That
feeling... Everything could be so good. If today wasn’t Monday.
No, I don’t
hate every Monday. I like Mondays in the holidays. And last Monday wasn’t that
bad, either.
But today
is the second Monday of the new school year and I returned to my old habit of
hating Mondays.
Oh, my
first week of school! I haven’t told you yet. The first day was maybe the best.
I saw all the people again and we could talk about the holidays. Only one thing
irritates me a bit: As I came back from abroad, I am now on the grade below
where I hardly know anybody. Thank god, there are still a few people I have met
before! And my feeling tells me, this is not going to be too bad!
Only one thing
is too bad: My enormous pile of school books. Look at it! How am I supposed to
carry them (even when there are only 5 of them a day) around with me? I tried
it today when I had biology, math, English and history. I found out that I
couldn’t close (or lift) my bag and rather decided to leave half of them at
home. :p
I don’t
know how to survive this or the next year. Already today I feel like a zombie.
I feel more dead than alive.
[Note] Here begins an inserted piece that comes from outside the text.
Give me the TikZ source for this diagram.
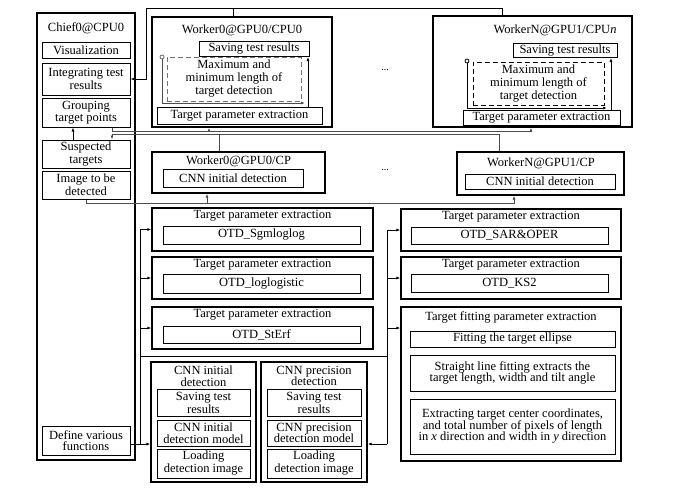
\documentclass[tikz,border=0pt]{standalone}
\usepackage{fontspec}
\setmainfont{Liberation Serif}
\usetikzlibrary{arrows.meta}
\begin{document}
\begin{tikzpicture}[x=1pt, y=-1pt, line width=0.8pt, >={Latex[length=4pt,width=3pt]},
  every node/.style={font=\fontsize{12.5}{13}\selectfont},
  box node/.style={draw, line width=1.3pt, inner sep=0pt},
  inner node/.style={draw, line width=1pt, inner sep=0.5pt, align=center},
  title node/.style={inner sep=0pt, align=center},
  tight/.style={font=\fontsize{12.5}{11.5}\selectfont},
  circ node/.style={circle, draw, inner sep=0pt, minimum size=4pt, line width=0.8pt},
  bus/.style={draw=black!70}]
\useasboundingbox (0,0) rectangle (686,488);
\begin{scope}
% chief
\node[box node, minimum width=98, minimum height=447] (chief) at (86,236.5) {};
\node[title node] (chieft) at (86,28) {Chief0@CPU0};
\node[inner node, minimum width=88, minimum height=16] (vis) at (86,50) {Visualization};
\node[inner node, minimum width=88, minimum height=32] (integ) at (86,79) {Integrating test\\results};
\node[inner node, minimum width=88, minimum height=29, tight] (group) at (86,112.5) {Grouping\\target points};
\node[inner node, minimum width=88, minimum height=28] (susp) at (86,154) {Suspected\\targets};
\node[inner node, minimum width=88, minimum height=28] (image) at (86,185) {Image to be\\detected};
\node[inner node, minimum width=88, minimum height=29, tight] (define) at (86,440.5) {Define various\\functions};
% workers
\node[box node, minimum width=180, minimum height=110] (w0) at (242,72) {};
\node[title node] (w0t) at (242,30) {Worker0@GPU0/CPU0};
\node[inner node, minimum width=110, minimum height=15] (w0save) at (254,49) {Saving test results};
\node[inner node, draw=black!55, dash pattern=on 5pt off 3pt, minimum width=134, minimum height=44] (w0dash) at (234,79) {Maximum and\\minimum length of\\target detection};
\node[circ node, draw=black!60] (w0circ) at (162,57) {};
\node[inner node, minimum width=165, minimum height=17] (w0tpe) at (239.5,115.5) {Target parameter extraction};
\node[box node, minimum width=199, minimum height=111] (wN) at (532.5,71.5) {};
\node[title node] (wNt) at (555,30) {WorkerN@GPU1/CPU\textit{n}};
\node[inner node, minimum width=104, minimum height=14] (wNsave) at (565,50.5) {Saving test results};
\node[inner node, dash pattern=on 5pt off 3pt, minimum width=131, minimum height=43] (wNdash) at (538.5,83.5) {Maximum and\\minimum length of\\target detection};
\node[circ node] (wNcirc) at (467,61) {};
\node[inner node, minimum width=157, minimum height=15] (wNtpe) at (541.5,117.5) {Target parameter extraction};
\node[font=\fontsize{10}{10}\selectfont] (dots1) at (385,70) {...};
\node[box node, minimum width=173, minimum height=41] (c0) at (238.5,172.5) {};
\node[title node] (c0t) at (238.5,161) {Worker0@GPU0/CP};
\node[inner node, minimum width=140, minimum height=18] (c0cnn) at (233,178.5) {CNN initial detection};
\node[box node, minimum width=167, minimum height=43] (cN) at (540.5,173.5) {};
\node[title node] (cNt) at (541,163) {WorkerN@GPU1/CP};
\node[inner node, minimum width=150, minimum height=15] (cNcnn) at (540,181.5) {CNN initial detection};
\node[font=\fontsize{10}{10}\selectfont] (dots2) at (385,170) {...};
% functions
\node[box node, minimum width=221, minimum height=43] (L1) at (262.5,229.5) {};
\node[title node] (L1t) at (262.5,216) {Target parameter extraction};
\node[inner node, minimum width=197, minimum height=18] (L1in) at (261.5,235) {OTD\_Sgmloglog};
\node[box node, minimum width=221, minimum height=42] (L2) at (262.5,278) {};
\node[title node] (L2t) at (262.5,265) {Target parameter extraction};
\node[inner node, minimum width=197, minimum height=19] (L2in) at (261.5,283.5) {OTD\_loglogistic};
\node[box node, minimum width=221, minimum height=42] (L3) at (262.5,328) {};
\node[title node] (L3t) at (262.5,315) {Target parameter extraction};
\node[inner node, minimum width=197, minimum height=17] (L3in) at (261.5,334.5) {OTD\_StErf};
\node[box node, minimum width=220, minimum height=42] (R1) at (511,230) {};
\node[title node] (R1t) at (511,216.5) {Target parameter extraction};
\node[inner node, minimum width=197, minimum height=17] (R1in) at (509.5,235.5) {OTD\_SAR\&OPER};
\node[box node, minimum width=220, minimum height=42] (R2) at (511,278) {};
\node[title node] (R2t) at (511,265) {Target parameter extraction};
\node[inner node, minimum width=197, minimum height=18] (R2in) at (509.5,283) {OTD\_KS2};
\node[box node, minimum width=220, minimum height=154] (R3) at (511,384) {};
\node[title node] (R3t) at (511,317) {Target fitting parameter extraction};
\node[inner node, minimum width=205, minimum height=16] (R3a) at (512.5,339) {Fitting the target ellipse};
\node[inner node, minimum width=205, minimum height=36, tight] (R3b) at (512.5,373) {Straight line fitting extracts the\\target length, width and tilt angle};
\node[inner node, minimum width=205, minimum height=55, tight] (R3c) at (512.5,426.5) {Extracting target center coordinates,\\and total number of pixels of length\\in \textit{x} direction and width in \textit{y} direction};
% cnn
\node[box node, minimum width=105, minimum height=120] (B1) at (203.5,422) {};
\node[title node, tight] (B1t) at (203.5,376) {CNN initial\\detection};
\node[inner node, minimum width=93, minimum height=27] (B1a) at (203.5,402.5) {Saving test\\results};
\node[inner node, minimum width=93, minimum height=26, tight] (B1b) at (203.5,433) {CNN initial\\detection model};
\node[inner node, minimum width=93, minimum height=29] (B1c) at (203.5,463.5) {Loading\\detection image};
\node[box node, minimum width=106, minimum height=120] (B2) at (314,422) {};
\node[title node, tight] (B2t) at (314,376) {CNN precision\\detection};
\node[inner node, minimum width=94, minimum height=27] (B2a) at (314,402.5) {Saving test\\results};
\node[inner node, minimum width=94, minimum height=26, tight] (B2b) at (314,433) {CNN precision\\detection model};
\node[inner node, minimum width=94, minimum height=29] (B2c) at (314,463.5) {Loading\\detection image};
%\node[inner node] () at (,) {};
\end{scope}
\begin{scope}
\draw[->] (502,0 |- wN.north) |- (146,8) |- (integ.east);
\draw (233,0 |- w0.north) -- (233,8);
\draw[bus,->] (112,0 |- group.south) |- (531,131) -- (531,0 |- wN.south);
\draw[bus,->] (209,131) -- (209,0 |- w0.south);
\draw[bus,->] (499,0 |- cN.north) |- (112,134) -- (112,0 |- susp.north);
\draw[bus] (219,0 |- c0.north) -- (219,134);
\draw[->] (73,0 |- susp.north) -- (73,0 |- group.south);
\draw[bus,->] (image.south) |- (514,203) -- (514,0 |- cN.south);
\draw[bus,->] (207,203) -- (207,0 |- c0.south);
\draw[bus,->] (w0circ) |- (305,103);
\draw[->] (308,0 |- w0tpe.north) -- (308,0 |- w0save.south);
\draw[->] (wNcirc) |- (607,108);
\draw[->] (611,0 |- wNtpe.north) -- (611,0 |- wNsave.south);
\draw (140,0 |- L1.west) -- (140,444);
\draw[->] (140,0 |- L1.west) -- (L1.west);
\draw[->] (140,0 |- L2.west) -- (L2.west);
\draw[->] (140,0 |- L3.west) -- (L3.west);
\draw[->] (define.east |- 0,444) -- (B1.west |- 0,444);
\draw (387,0 |- R1.west) -- (387,444);
\draw[->] (387,0 |- R1.west) -- (R1.west);
\draw[->] (387,0 |- R2.west) -- (R2.west);
\draw[->] (387,328) -- (R3.west |- 0,328);
\draw[->] (387,444) -- (B2.east |- 0,444);
\draw (140,356) -- (387,356);
%\draw (v) -- (v);
\end{scope}
\end{tikzpicture}
\end{document}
Maybe I should have slept a bit more this weekend but partying
sounded like a better idea (and it was). Why can’t the weekend be a little bit
longer?
A vocab in
my English lesson today was ‘to motivate’ but I have no sense for it.
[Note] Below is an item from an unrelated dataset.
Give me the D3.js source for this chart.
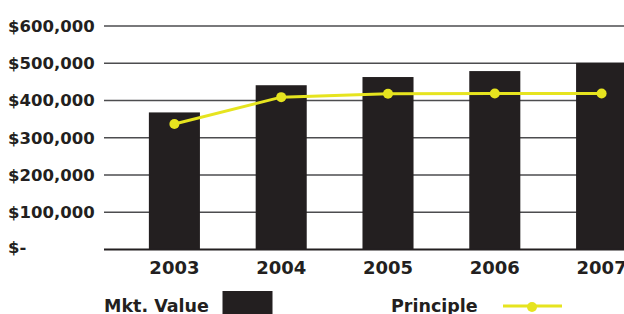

Motivation where are you? I need you! How is it possible that you’re already
gone before the school year has really started?
Maybe I
should google how to love Mondays better. (Because I always google when I don’t
know how to go on anymore.) Maybe I find a solution.
And if not –
tomorrow is Tuesday. And then
Wednesday. And then Thursday. And Friday. And then again weekend! I just have to survive till then.